What is beyond dispute is that Los Angeles and the surrounding area have a long history of wildfires, including in recent years. That threat didn’t seem to be much of a priority in Karen Bass’s budget.
Steven Malanga is a senior fellow at the Manhattan Institute and City Journal’s senior editor.
Truly despicable is..... Bass and Newson treating
the devastation as if they had nothing to do with it.
Its just a “problem” they will show off their political “skills” to solve.
Figuring they’ll be reelected.
Outrageous.
IMAGERY 2025 (see Google Maps link below)
LAFD Bureau of Supply and Maintenance
140 N Ave 19, Los Angeles, CA
<><><>
I counted 24 fire trucks outside the south end of the maintenance building. Are they awaiting repair or are they parts-vehicles that will be cannibalized?

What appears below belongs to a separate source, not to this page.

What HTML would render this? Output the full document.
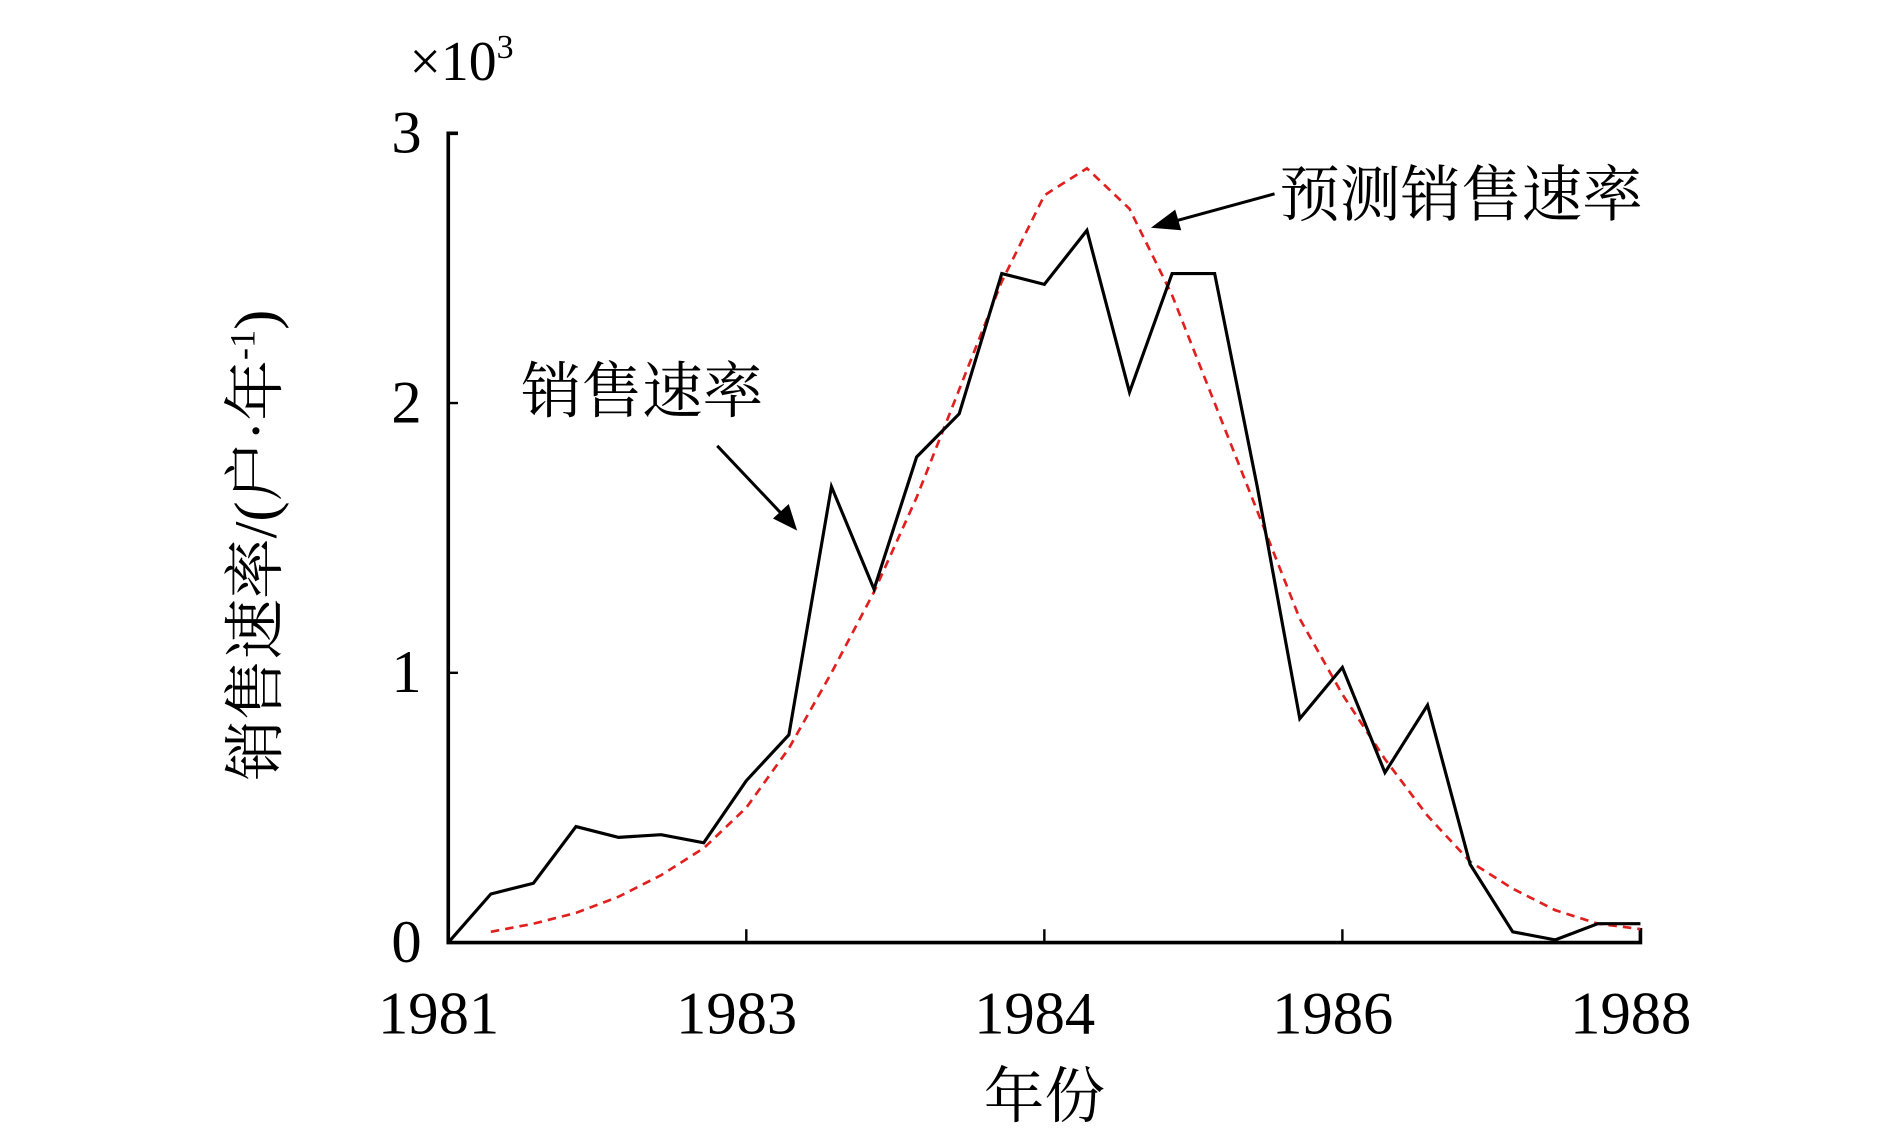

I imagine for trade-in value they would be more valuable intact.
No way of knowing how many vehicles are inside and under repair.
On the opposite end of the facility is the storage area of about 35 ambulances and or rescue vehicles.
Is this an average number of vehicles off line, for a city this size?
57 vehicles or apparatus outside... for argument’s sake, calculate another 57 apparatus inside = 114. Ironically, that is how many stations the LAFD has in their sphere of operations.
Hard to say what number of vehicles are working inventory, and what number are down with an issue?
Obviously, there needs to be a back up inventory to replace units that go down on the front lines from time to time, or are required to be brought in for overnight maintenance, or longer.